_TASK REQUIREMENTS_. Locate each line of the material that contains "this", then return it.

[Plotting code records]
□ □ □ □ □
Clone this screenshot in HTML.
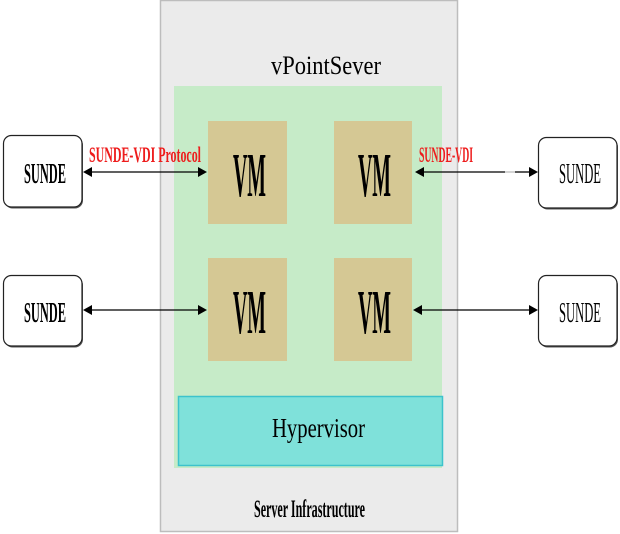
<!DOCTYPE html>
<html>
<head>
<meta charset="utf-8">
<style>
html,body{margin:0;padding:0;background:#fff;}
svg{display:block;}
</style>
</head>
<body>
<svg width="620" height="534" viewBox="0 0 620 534" xmlns="http://www.w3.org/2000/svg">
  <rect x="0" y="0" width="620" height="534" fill="#ffffff"/>
  <!-- outer server box -->
  <rect x="160.5" y="0.5" width="297" height="531" fill="#ebebeb" stroke="#bdbdbd" stroke-width="1.5"/>
  <!-- green area -->
  <rect x="174" y="86" width="268" height="382" fill="#c6ebc8"/>
  <!-- VM boxes -->
  <rect x="208" y="121" width="79" height="103" fill="#d5c894"/>
  <rect x="334" y="121" width="78" height="103" fill="#d5c894"/>
  <rect x="208" y="258" width="79" height="103" fill="#d5c894"/>
  <rect x="334" y="258" width="78" height="103" fill="#d5c894"/>
  <!-- hypervisor -->
  <rect x="178.5" y="396.5" width="264" height="69" fill="#7fe1da" stroke="#3cc3cc" stroke-width="1.5"/>

  <!-- SUNDE box shadows -->
  <g fill="#555">
    <rect x="4.5" y="137" width="78.5" height="71.5" rx="8" ry="8"/>
    <rect x="4.5" y="277" width="78.5" height="70.5" rx="8" ry="8"/>
    <rect x="539.5" y="139" width="78.5" height="70.5" rx="8" ry="8"/>
    <rect x="539.5" y="277" width="78.5" height="70.5" rx="8" ry="8"/>
  </g>
  <!-- SUNDE boxes -->
  <g fill="#ffffff" stroke="#222" stroke-width="1.2">
    <rect x="3.5" y="135.5" width="78.5" height="71.5" rx="8" ry="8"/>
    <rect x="3.5" y="275.5" width="78.5" height="70.5" rx="8" ry="8"/>
    <rect x="538.5" y="137.5" width="78.5" height="70.5" rx="8" ry="8"/>
    <rect x="538.5" y="275.5" width="78.5" height="70.5" rx="8" ry="8"/>
  </g>

  <!-- connectors -->
  <g stroke="#000" stroke-width="1.3">
    <line x1="88" y1="172" x2="201" y2="172"/>
    <line x1="421" y1="172" x2="505" y2="172"/>
    <line x1="515" y1="172" x2="531" y2="172"/>
    <line x1="88" y1="310" x2="201" y2="310"/>
    <line x1="419" y1="310" x2="531" y2="310"/>
  </g>
  <line x1="505" y1="172" x2="515" y2="172" stroke="#aaa" stroke-width="1"/>
  <g fill="#000">
    <polygon points="83,172 92,167 92,177"/>
    <polygon points="207,172 198,167 198,177"/>
    <polygon points="415,172 424,167 424,177"/>
    <polygon points="538,172 529,167 529,177"/>
    <polygon points="83,310 92,305 92,315"/>
    <polygon points="207,310 198,305 198,315"/>
    <polygon points="413,310 422,305 422,315"/>
    <polygon points="538,310 529,305 529,315"/>
  </g>

  <!-- text -->
  <g font-family="'Liberation Serif', serif" fill="#000">
    <text x="271" y="74" font-size="26" textLength="110" lengthAdjust="spacingAndGlyphs">vPointSever</text>
    <text x="233" y="196" font-size="62" font-weight="bold" textLength="33" lengthAdjust="spacingAndGlyphs">VM</text>
    <text x="358" y="196" font-size="62" font-weight="bold" textLength="33" lengthAdjust="spacingAndGlyphs">VM</text>
    <text x="233" y="333" font-size="62" font-weight="bold" textLength="33" lengthAdjust="spacingAndGlyphs">VM</text>
    <text x="358" y="333" font-size="62" font-weight="bold" textLength="33" lengthAdjust="spacingAndGlyphs">VM</text>
    <text x="24" y="183" font-size="29" font-weight="bold" textLength="42" lengthAdjust="spacingAndGlyphs">SUNDE</text>
    <text x="24" y="322" font-size="29" font-weight="bold" textLength="42" lengthAdjust="spacingAndGlyphs">SUNDE</text>
    <text x="559" y="183" font-size="28" textLength="42" lengthAdjust="spacingAndGlyphs">SUNDE</text>
    <text x="559" y="322" font-size="28" textLength="42" lengthAdjust="spacingAndGlyphs">SUNDE</text>
    <text x="272" y="437" font-size="27" textLength="93" lengthAdjust="spacingAndGlyphs">Hypervisor</text>
    <text x="254" y="517" font-size="25" font-weight="bold" textLength="111" lengthAdjust="spacingAndGlyphs">Server Infrastructure</text>
  </g>
  <g font-family="'Liberation Serif', serif" fill="#ee1c1c" font-weight="bold">
    <text x="89" y="162" font-size="22" textLength="112" lengthAdjust="spacingAndGlyphs">SUNDE-VDI Protocol</text>
    <text x="419" y="162" font-size="22" textLength="54" lengthAdjust="spacingAndGlyphs">SUNDE-VDI</text>
  </g>
</svg>
</body>
</html>
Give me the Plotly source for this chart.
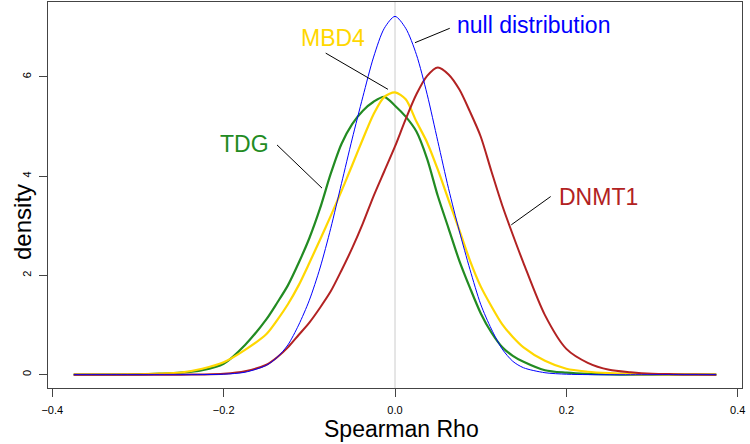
import plotly.graph_objects as go

# ---- data ----
rho = [-0.375, -0.35, -0.325, -0.3, -0.275, -0.25, -0.225, -0.2, -0.175, -0.15,
       -0.1375, -0.125, -0.1125, -0.1, -0.0875, -0.075, -0.0625, -0.05, -0.0375,
       -0.025, -0.0125, 0.0, 0.0125, 0.025, 0.0375, 0.05, 0.0625, 0.075, 0.0875,
       0.1, 0.1125, 0.125, 0.1375, 0.15, 0.175, 0.2, 0.225, 0.25, 0.275, 0.3,
       0.325, 0.35, 0.375]

null_density = [0, 0, 0, 0, 0, 0, 0.002, 0.01, 0.05, 0.19,
                0.35, 0.6, 1.0, 1.5, 2.15, 2.95, 3.85, 4.75, 5.6,
                6.4, 6.98, 7.22, 6.98, 6.45, 5.65, 4.7, 3.75, 2.9, 2.12,
                1.42, 0.92, 0.52, 0.27, 0.14, 0.04, 0.01, 0.002, 0, 0, 0,
                0, 0, 0]

mbd4_density = [0, 0, 0.003, 0.008, 0.02, 0.045, 0.12, 0.25, 0.5, 0.82,
                1.1, 1.42, 1.8, 2.25, 2.72, 3.2, 3.7, 4.22, 4.75,
                5.25, 5.6, 5.69, 5.55, 5.1, 4.68, 4.13, 3.52, 2.92, 2.3,
                1.78, 1.38, 1.02, 0.76, 0.55, 0.28, 0.12, 0.06, 0.03, 0.012, 0.005,
                0.002, 0, 0]

tdg_density = [0, 0.001, 0.003, 0.007, 0.02, 0.04, 0.09, 0.22, 0.6, 1.12,
               1.45, 1.8, 2.25, 2.75, 3.35, 4.05, 4.65, 5.05, 5.32,
               5.5, 5.6, 5.42, 5.2, 4.9, 4.35, 3.6, 2.95, 2.3, 1.75,
               1.24, 0.85, 0.56, 0.38, 0.26, 0.09, 0.04, 0.015, 0.005, 0.002, 0,
               0, 0, 0]

dnmt1_density = [0, 0, 0, 0, 0, 0, 0.005, 0.02, 0.07, 0.2,
                 0.35, 0.55, 0.8, 1.05, 1.35, 1.68, 2.1, 2.55, 3.05,
                 3.6, 4.1, 4.6, 5.15, 5.65, 6.02, 6.19, 6.05, 5.75, 5.3,
                 4.8, 4.1, 3.42, 2.82, 2.25, 1.2, 0.52, 0.24, 0.1, 0.05, 0.02,
                 0.01, 0.003, 0]

x_ticks = [-0.4, -0.2, 0.0, 0.2, 0.4]
x_tick_labels = ["\u22120.4", "\u22120.2", "0.0", "0.2", "0.4"]
y_ticks = [0, 2, 4, 6]
y_tick_labels = ["0", "2", "4", "6"]

FONT = "Liberation Sans, Arial, Helvetica, sans-serif"
BLUE = "#0000FF"
GOLD = "#FFD700"
GREEN = "#228B22"
RED = "#B22222"
AXIS = "#444444"

fig = go.Figure()
series = [
    ("TDG", tdg_density, GREEN, 2.2),
    ("MBD4", mbd4_density, GOLD, 2.2),
    ("DNMT1", dnmt1_density, RED, 2.0),
    ("null distribution", null_density, BLUE, 1.0),
]
for name, ys, col, w in series:
    fig.add_trace(go.Scatter(x=rho, y=ys, mode="lines", name=name,
                             line=dict(color=col, width=w, shape="spline", smoothing=0.8),
                             hoverinfo="skip", showlegend=False))

# vertical reference line at 0
fig.add_shape(type="line", xref="x", yref="paper", x0=0, x1=0, y0=0, y1=1,
              line=dict(color="#CCCCCC", width=1), layer="below")

# labels with leader lines
labels = [
    ("null distribution", 0.070, 7.05, BLUE, (0.0233, 6.69, 0.0639, 6.98)),
    ("MBD4", -0.112, 6.78, GOLD, (-0.0809, 6.48, -0.0082, 5.75)),
    ("TDG", -0.2065, 4.65, GREEN, (-0.1377, 4.63, -0.0852, 3.76)),
    ("DNMT1", 0.189, 3.58, RED, (0.1357, 3.02, 0.1817, 3.59)),
]
for text, lx, ly, col, (x0, y0, x1, y1) in labels:
    fig.add_annotation(x=lx, y=ly, xref="x", yref="y", text=text, showarrow=False,
                       xanchor="left", yanchor="middle",
                       font=dict(family=FONT, size=23, color=col))
    fig.add_shape(type="line", xref="x", yref="y", x0=x0, y0=y0, x1=x1, y1=y1,
                  line=dict(color="black", width=1))

# axis titles
fig.add_annotation(x=0.51, y=-0.107, xref="paper", yref="paper", text="Spearman Rho",
                   showarrow=False, xanchor="center", yanchor="middle",
                   font=dict(family=FONT, size=23, color="black"))
fig.add_annotation(x=-0.0375, y=0.43, xref="paper", yref="paper", text="density",
                   showarrow=False, xanchor="center", yanchor="middle", textangle=-90,
                   font=dict(family=FONT, size=24, color="black"))

fig.update_layout(
    width=750, height=444,
    margin=dict(l=48, r=8, t=2, b=56),
    paper_bgcolor="white", plot_bgcolor="white",
    font=dict(family=FONT, size=11, color="black"),
    xaxis=dict(range=[-0.405, 0.405], tickvals=x_ticks, ticktext=x_tick_labels,
               ticks="outside", ticklen=8, tickcolor=AXIS, tickwidth=1,
               showline=True, linecolor=AXIS, linewidth=1, mirror=True,
               showgrid=False, zeroline=False, ticklabelstandoff=4,
               tickfont=dict(family=FONT, size=11, color="black")),
    yaxis=dict(range=[-0.268, 7.51], tickvals=y_ticks, ticktext=y_tick_labels,
               ticks="outside", ticklen=8, tickcolor=AXIS, tickwidth=1,
               showline=True, linecolor=AXIS, linewidth=1, mirror=True,
               showgrid=False, zeroline=False, tickangle=-90, ticklabelstandoff=4,
               tickfont=dict(family=FONT, size=11, color="black")),
)

fig.write_html("out.html", config={"displayModeBar": False},
               post_script="document.body.style.margin='0';document.body.style.padding='0';"
                           "document.body.style.overflow='hidden';")
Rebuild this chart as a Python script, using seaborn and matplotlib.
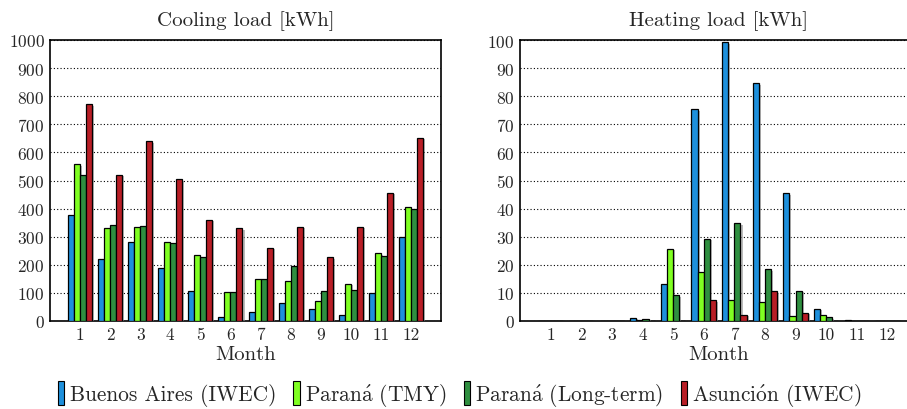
□ □ □ □ □
_TASK ANSWER_.
Clone this screenshot in HTML.
Give me the Plotly source for this chart.
Rebuild this chart as a Python script, using seaborn and matplotlib.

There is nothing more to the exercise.